Britain has waded into the row over attempts by Cyprus to win protected status for haloumi cheese, with a warning that the move could inflame relations with the Turkish-Cypriots who share the divided island.
Cyprus has relaunched its controversial attempt to register haloumi as a protected designation of origin (PDO) product, amid complaints that the cheese could be copied around the world.
But, although the Cypriot government has pledged that it would include hellim, the Turkish name for haloumi, in the PDO, the application has already provoked official objections from the Turkish community in the north of the island. Greek-Cypriot officials countered last night with a claim that their Turkish-Cypriot colleagues were more interested in “scoring political points” over the issue than looking after the interests of local dairy producers. The escalation in tensions came amid fears the cheese would fall victim to Cyprus’s financial crisis, after the owner of the British haloumi importer Cypressa said he could not pay suppliers because of bank closures.
The Foreign Office (FCO) has told the European Commission that its verdict on the PDO application must “ensure that its decision takes due account of inter-community relations”. A confidential FCO briefing on the issue stated that attempts to gain protection for haloumi could be used as a “confidence-building measure” that could improve relations between the two communities in Cyprus. But officials in the department warned that “the unilateral action of Greek-Cypriot producers has angered the Turkish Cypriots. They are concerned that an application which does not incorporate their views/requirements will damage hellim exports.”
The Cyprus milk industry organisation already owns the trademark for haloumi, but not for hellim. It is trying to appeal against an EU general court decision allowing a German company to market “hellim” products.
Previous attempts to gain PDO status for haloumi have foundered due to disagreements over the type and proportion of milk used. The Cyprus Agriculture Minister, Nicos Kouyialis, told farmers this month that Cyprus was about to enter discussions with European Commission officials over the objections.

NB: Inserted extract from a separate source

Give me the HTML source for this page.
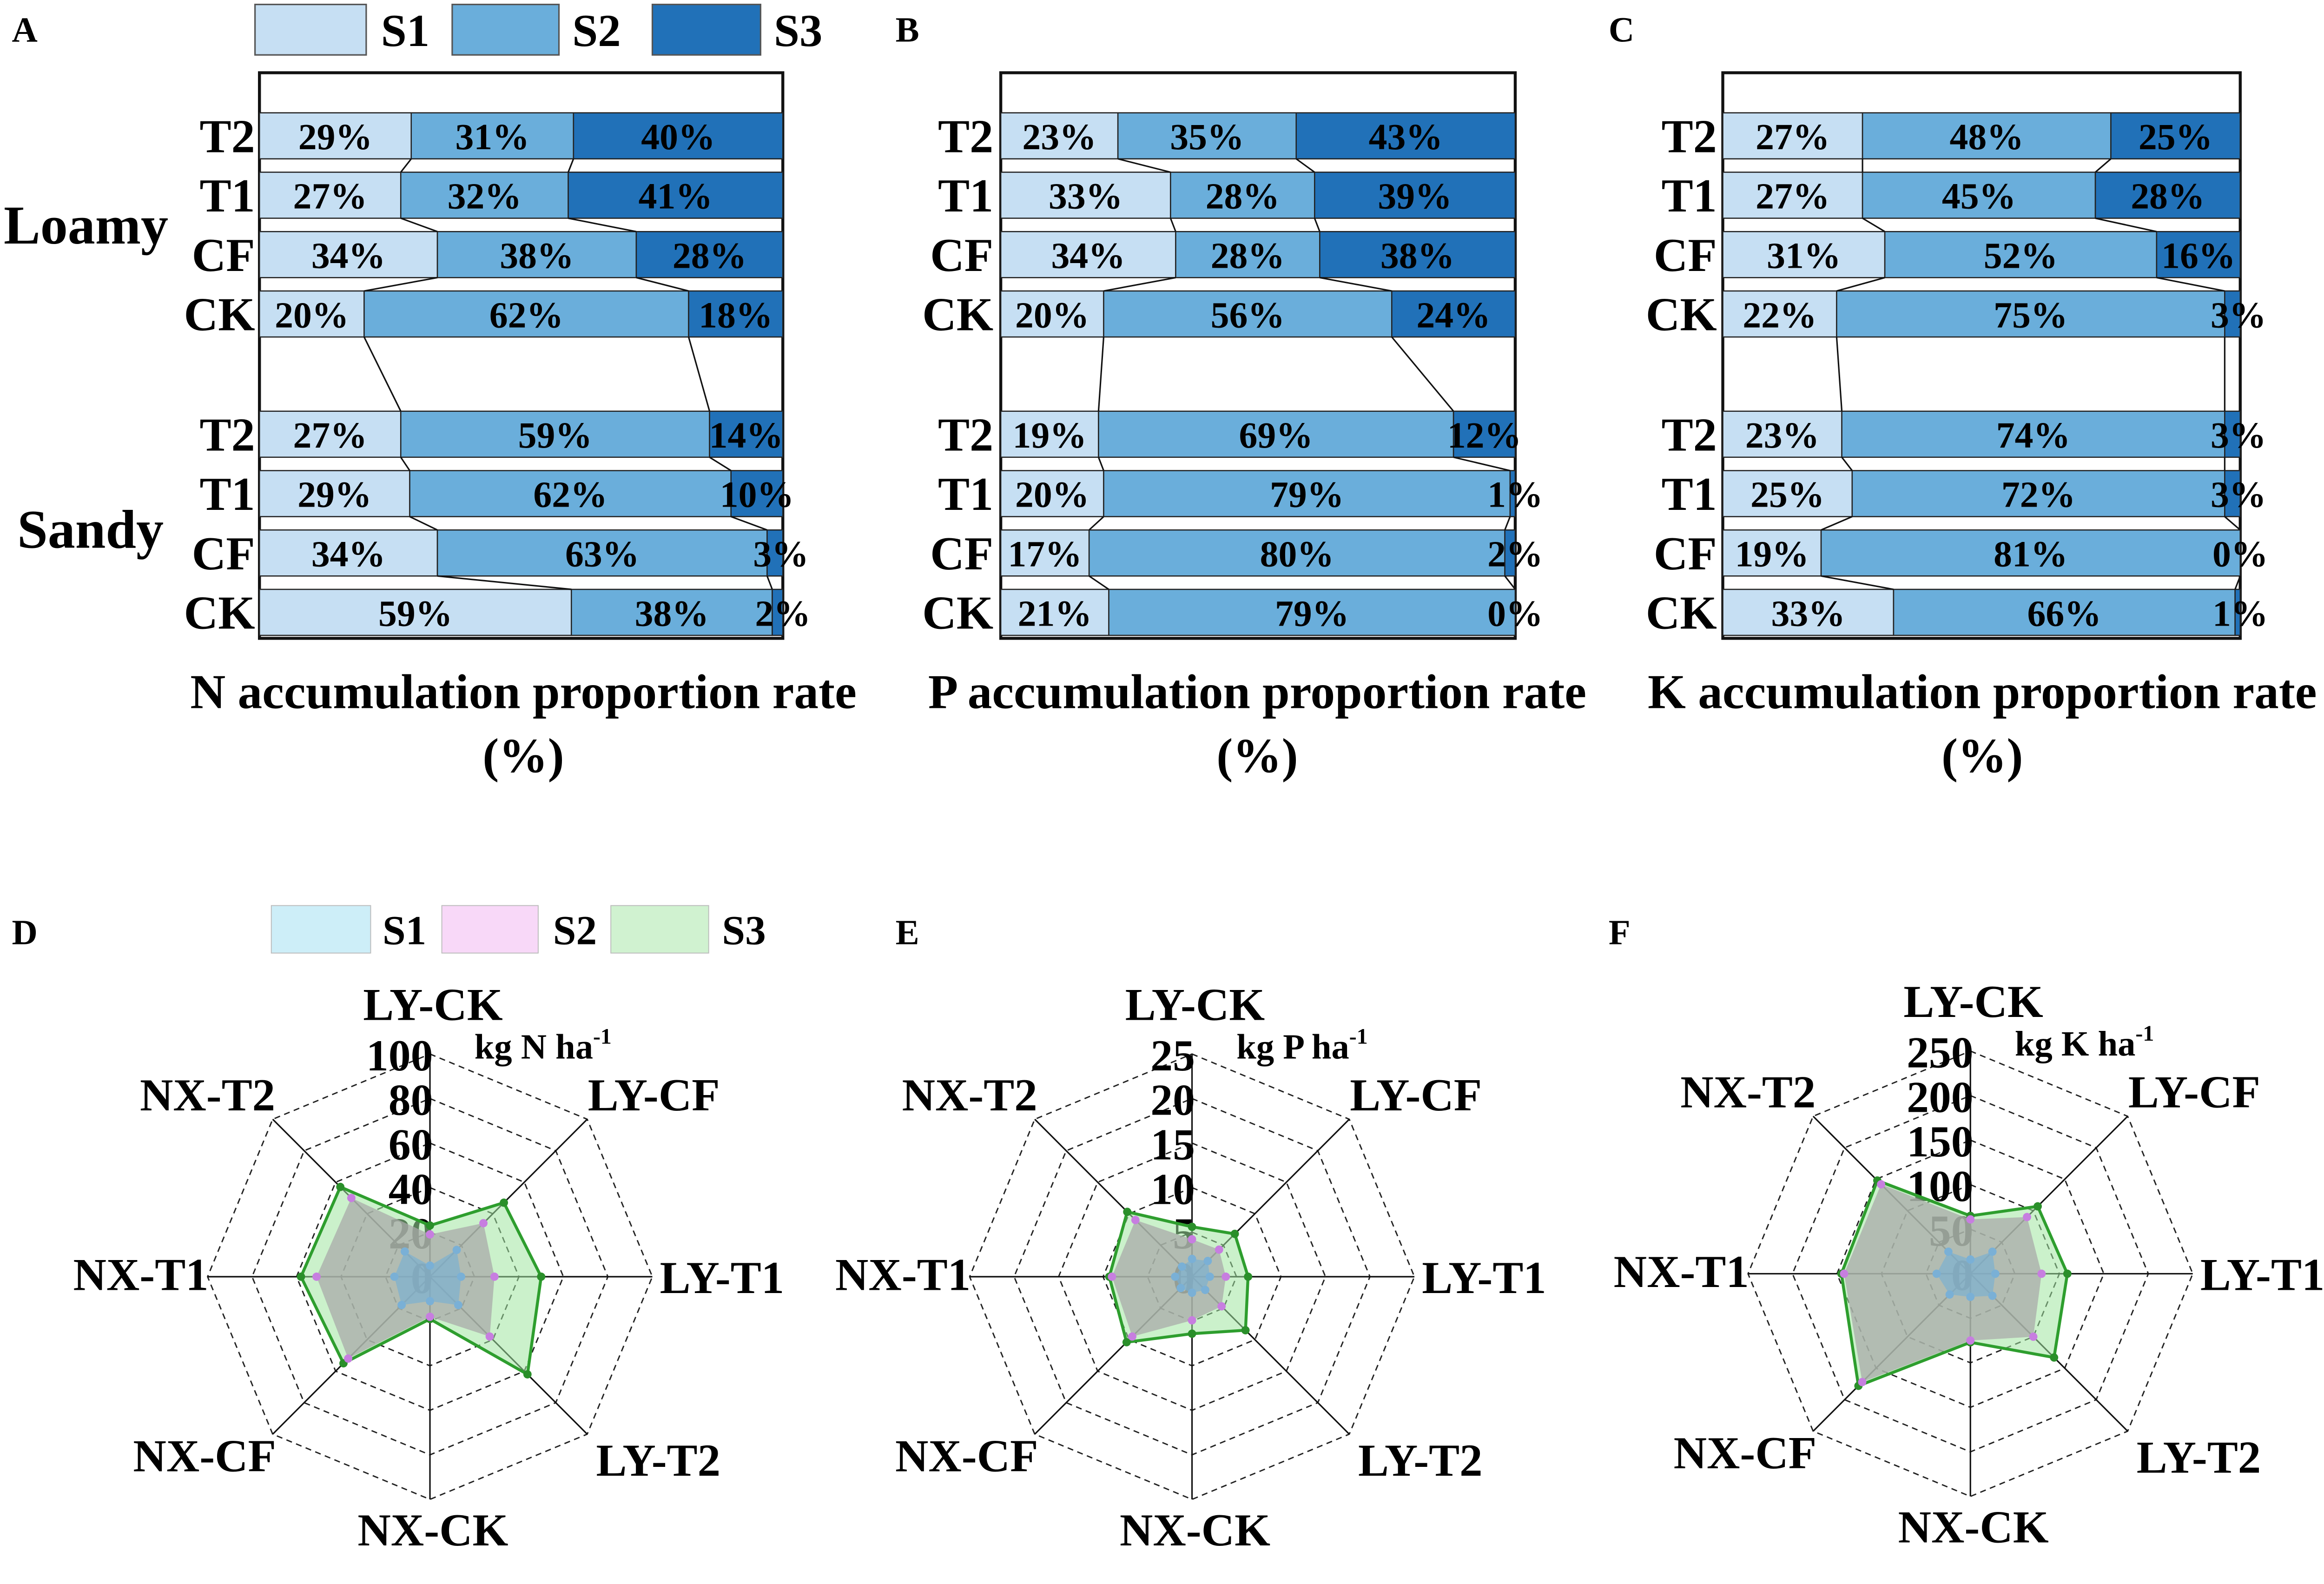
<!DOCTYPE html>
<html><head><meta charset="utf-8"><style>
html,body{margin:0;padding:0;background:#fff;overflow:hidden;}
svg{display:block;}
text{font-family:"Liberation Serif",serif;font-weight:bold;fill:#000;}
</style></head><body>
<svg id="fig" xmlns="http://www.w3.org/2000/svg" width="5126" height="3408" viewBox="0 0 1607 1067" preserveAspectRatio="none">
<rect x="0" y="0" width="1607" height="1067" fill="#fff"/>
<text x="8" y="28" font-size="24" font-family="Liberation Sans">A</text>
<text x="604" y="28" font-size="24" font-family="Liberation Sans">B</text>
<text x="1085" y="28" font-size="24" font-family="Liberation Sans">C</text>
<text x="8" y="636" font-size="24" font-family="Liberation Sans">D</text>
<text x="604" y="636" font-size="24" font-family="Liberation Sans">E</text>
<text x="1085" y="636" font-size="24" font-family="Liberation Sans">F</text>
<g>
<rect x="172" y="3" width="75" height="34" fill="#c6dff3" stroke="#555" stroke-width="1"/>
<text x="257" y="31" font-size="31">S1</text>
<rect x="305" y="3" width="72" height="34" fill="#6aaedb" stroke="#555" stroke-width="1"/>
<text x="386" y="31" font-size="31">S2</text>
<rect x="440" y="3" width="73" height="34" fill="#2171b8" stroke="#555" stroke-width="1"/>
<text x="522" y="31" font-size="31">S3</text>
</g>
<text x="58" y="164" font-size="37" text-anchor="middle">Loamy</text>
<text x="61" y="369" font-size="37" text-anchor="middle">Sandy</text>
<g>
<rect x="183" y="610" width="67" height="32" fill="#cdeef8" stroke="#bbb" stroke-width="0.6"/>
<text x="258" y="636" font-size="28">S1</text>
<rect x="298" y="610" width="65" height="32" fill="#f8d8f8" stroke="#bbb" stroke-width="0.6"/>
<text x="373" y="636" font-size="28">S2</text>
<rect x="412" y="610" width="66" height="32" fill="#d0f2d0" stroke="#bbb" stroke-width="0.6"/>
<text x="487" y="636" font-size="28">S3</text>
</g>
<g id="bars"></g>
<g id="radars"></g>
</svg>
<script>
// ---------- stacked bar data ----------
const rowLabels = ["T2","T1","CF","CK","T2","T1","CF","CK"];
const nS1 = [29,27,34,20,27,29,34,59];
const nS2 = [31,32,38,62,59,62,63,38];
const nS3 = [40,41,28,18,14,10,3,2];
const pS1 = [23,33,34,20,19,20,17,21];
const pS2 = [35,28,28,56,69,79,80,79];
const pS3 = [43,39,38,24,12,1,2,0];
const kS1 = [27,27,31,22,23,25,19,33];
const kS2 = [48,45,52,75,74,72,81,66];
const kS3 = [25,28,16,3,3,3,0,1];
const barTitles = ["N accumulation proportion rate","P accumulation proportion rate","K accumulation proportion rate"];

// ---------- radar data ----------
const radarCats = ["LY-CK","LY-CF","LY-T1","LY-T2","NX-CK","NX-CF","NX-T1","NX-T2"];
const radNS1 = [5,17,14,18,11,18,16,16];
const radNS2 = [19,34,29,38,18,52,51,50];
const radNS3 = [23,47,50,62,19,55,58,57];
const radPS1 = [2,2.5,2,2.1,1.8,1.8,1.9,1.6];
const radPS2 = [4.2,4.3,3.8,4.7,4.9,9.5,9,9];
const radPS3 = [5.6,6.8,6.3,8.5,6.4,10.4,9.3,10.3];
const radKS1 = [16,35,28,35,26,33,38,35];
const radKS2 = [61,90,80,100,75,172,142,142];
const radKS3 = [65,107,109,133,77,178,145,148];
const radNTicks = ["0","20","40","60","80","100"];
const radPTicks = ["0","5","10","15","20","25"];
const radKTicks = ["0","50","100","150","200","250"];

const NS="http://www.w3.org/2000/svg";
function mk(tag, attrs, parent){const e=document.createElementNS(NS,tag);for(const k in attrs)e.setAttribute(k,attrs[k]);parent.appendChild(e);return e;}

const barsG=document.getElementById('bars');
const panels=[
 {x0:175,x1:528,lab:172,cx:353,d:[nS1,nS2,nS3],n:'n'},
 {x0:675,x1:1022,lab:670,cx:848,d:[pS1,pS2,pS3],n:'p'},
 {x0:1162,x1:1511,lab:1158,cx:1337,d:[kS1,kS2,kS3],n:'k'}];
const rowY=[76,116,156,196,277,317,357,397];
const barH=31;
const segCol=["#c6dff3","#6aaedb","#2171b8"];
panels.forEach((p,pi)=>{
  const g=mk('g',{},barsG);
  
  
  const box=mk('rect',{x:p.x0,y:49,width:p.x1-p.x0,height:381,fill:'none',stroke:'#111','stroke-width':2},g);
  
  
  const W=p.x1-p.x0;
  const bounds=[];
  for(let r=0;r<8;r++){
    const vals=[p.d[0][r],p.d[1][r],p.d[2][r]];
    const tot=vals[0]+vals[1]+vals[2];
    let acc=0; const b=[];
    const y=rowY[r];
    vals.forEach((v,si)=>{
      const xa=p.x0+W*acc/tot; acc+=v; const xb=p.x0+W*acc/tot;
      b.push(xb);
      const seg=mk('rect',{x:xa,y:y,width:Math.max(xb-xa,0),height:barH,fill:segCol[si],stroke:'#222','stroke-width':0.8},g);
      
      
      let tx=(xa+xb)/2;
      if(si===2 && xb-xa<30) tx=Math.min(tx+4,p.x1);
      const t=mk('text',{x:tx,y:y+barH/2+9,'font-size':25,'text-anchor':'middle'},g);
      t.textContent=v+'%';
      
      
    });
    bounds.push(b);
    const rl=mk('text',{x:p.lab,y:y+barH/2+11,'font-size':32,'text-anchor':'end'},g);
    rl.textContent=rowLabels[r];
    
    
  }
  for(let r=0;r<7;r++){
    for(let k=0;k<2;k++){
      const ln=mk('line',{x1:bounds[r][k],y1:rowY[r]+barH,x2:bounds[r+1][k],y2:rowY[r+1],stroke:'#111','stroke-width':1},g);
      
      
    }
  }
  const t1=mk('text',{x:p.cx,y:477,'font-size':33,'text-anchor':'middle'},g);
  t1.textContent=barTitles[pi];
  
  
  const t2=mk('text',{x:p.cx,y:520,'font-size':33,'text-anchor':'middle'},g);
  t2.textContent='(%)';
  
  
});

const radG=document.getElementById('radars');
const radars=[
 {cx:290,cy:860,R:150,max:100,ticks:radNTicks,s:[radNS1,radNS2,radNS3],el:'N',n:'n'},
 {cx:804,cy:860,R:150,max:25,ticks:radPTicks,s:[radPS1,radPS2,radPS3],el:'P',n:'p'},
 {cx:1329,cy:858,R:150,max:250,ticks:radKTicks,s:[radKS1,radKS2,radKS3],el:'K',n:'k'}];
const labOff=[[2,-173],[151,-112],[197,11],[154,134],[2,181],[-152,131],[-195,9],[-150,-112]];
radars.forEach(rd=>{
  const g=mk('g',{},radG);
  
  
  const ang=i=>-Math.PI/2+i*Math.PI/4;
  const pt=(i,v)=>{const r=rd.R*v/rd.max;return [rd.cx+r*Math.cos(ang(i)),rd.cy+r*Math.sin(ang(i))];};
  for(let lv=1;lv<=5;lv++){
    const v=rd.max*lv/5; const pts=[];
    for(let i=0;i<8;i++)pts.push(pt(i,v).join(','));
    const pg=mk('polygon',{points:pts.join(' '),fill:'none',stroke:'#222','stroke-width':0.9,'stroke-dasharray':'4,3'},g);
    
    
  }
  for(let i=0;i<8;i++){
    const e=pt(i,rd.max);
    const sp=mk('line',{x1:rd.cx,y1:rd.cy,x2:e[0],y2:e[1],stroke:'#111','stroke-width':1},g);
    
    
    const t=mk('text',{x:rd.cx+labOff[i][0],y:rd.cy+labOff[i][1],'font-size':31,'text-anchor':'middle'},g);
    t.textContent=radarCats[i];
    
    
  }
  rd.ticks.forEach((tk,k)=>{
    const y=rd.cy-rd.R*k/5;
    const t=mk('text',{x:rd.cx+2,y:y+11,'font-size':30,'text-anchor':'end',fill:k===0?'#333':'#111'},g);
    t.textContent=tk;
    
    
  });
  const u=mk('text',{x:rd.cx+30,y:rd.cy-147,'font-size':24},g);
  
  
  u.textContent='kg '+rd.el+' ha';
  const sup=mk('tspan',{'font-size':15,dy:-10},u);
  sup.textContent='-1';
  const styles=[
    {fill:'rgba(120,175,210,0.65)',stroke:'none',dot:'#7ab0d6',name:'s1'},
    {fill:'rgba(170,170,170,0.75)',stroke:'none',dot:'#c77ee0',name:'s2'},
    {fill:'rgba(160,230,160,0.55)',stroke:'#2e9e2e',dot:'#2a8f2a',name:'s3'}];
  [2,1,0].forEach(si=>{
    const st=styles[si]; const vals=rd.s[si];
    const pts=vals.map((v,i)=>pt(i,v).join(','));
    const pg=mk('polygon',{points:pts.join(' '),fill:st.fill,stroke:st.stroke,'stroke-width':2},g);
    
    
    vals.forEach((v,i)=>{
      const q=pt(i,v);
      const c=mk('circle',{cx:q[0],cy:q[1],r:2.8,fill:st.dot},g);
      
      
    });
  });
});
</script>
</body></html>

The Cyprus High Commission in London confirmed last night that the proposed PDO application had been raised with Turkish Cypriots during “bi-communal talks”, and later at a committee on economic and commercial matters. But a spokesman said: “The Turkish-Cypriot members of the committee responded by demanding the withdrawal of the application, the cancellation of the procedure and the launching of a new joint application, not through the competent authority.
“Regrettably the position of the Turkish-Cypriot members remained unchanged, thus revealing an approach which was seeking to score political points rather than genuinely aiming best to serve the interests of Turkish-Cypriot producers.”